Oltre la forma, il potenziale c’era…

Il rammarico più grande comunque, non è da imputare alla mancanza della mano fatata di Steven Spielberg, ma piuttosto allo scarso coraggio dimostrato in fase di scrittura. Difatti trama e narrazione, che in questo caso non hanno granché da invidiare agli esponenti più blasonati della saga, avrebbero potuto donare una personalità indipendente a questo quinto capitolo, ma si è deciso di non sostenere fino in fondo i presupposti di uno script più promettente di quello che ci saremmo aspettati: la vicenda che fa da sfondo a Il quadrante del destino, seppur priva di particolare originalità, svolge discretamente il suo compito e in alcuni casi, riesce perfino a convincere.
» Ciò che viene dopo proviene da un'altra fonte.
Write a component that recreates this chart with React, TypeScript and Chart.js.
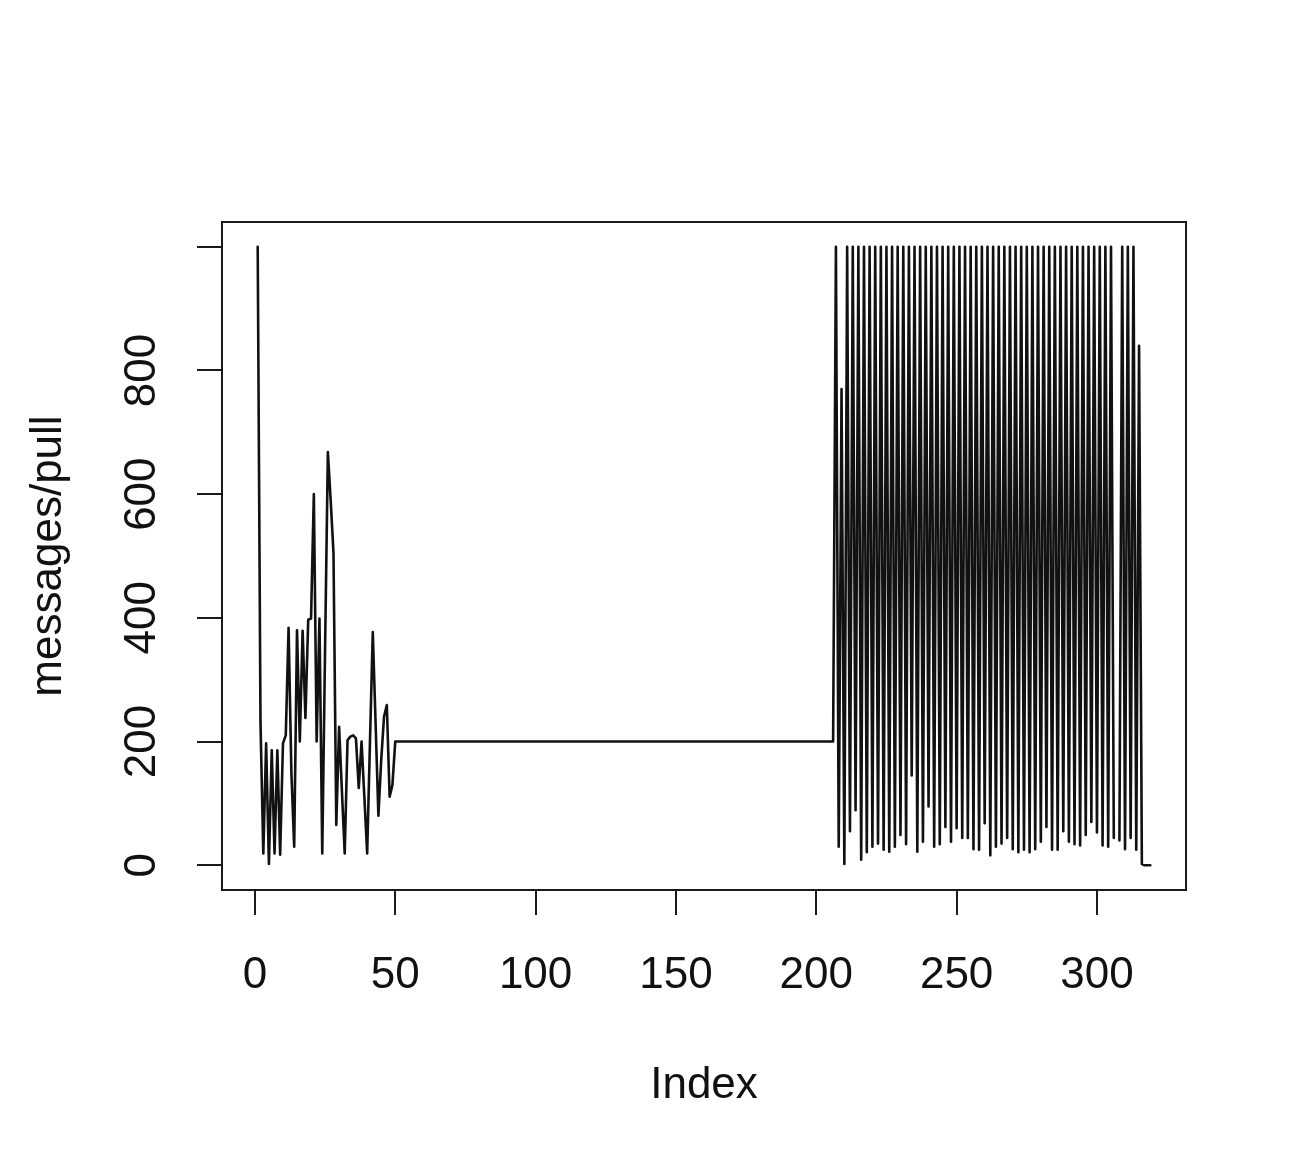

Tuttavia, i potenziali esiti di una trama dagli spunti quantomeno sufficienti, vengono violentemente smorzati dal timore di osare. Ecco che, come accennato in precedenza, Indiana Jones e il quadrante del destino, non conquista ne la nobiltà di un’autonomia formale e contenutistica, ne l’efficacia emotiva di un prodotto esplicitamente concepito per tributare un’icona.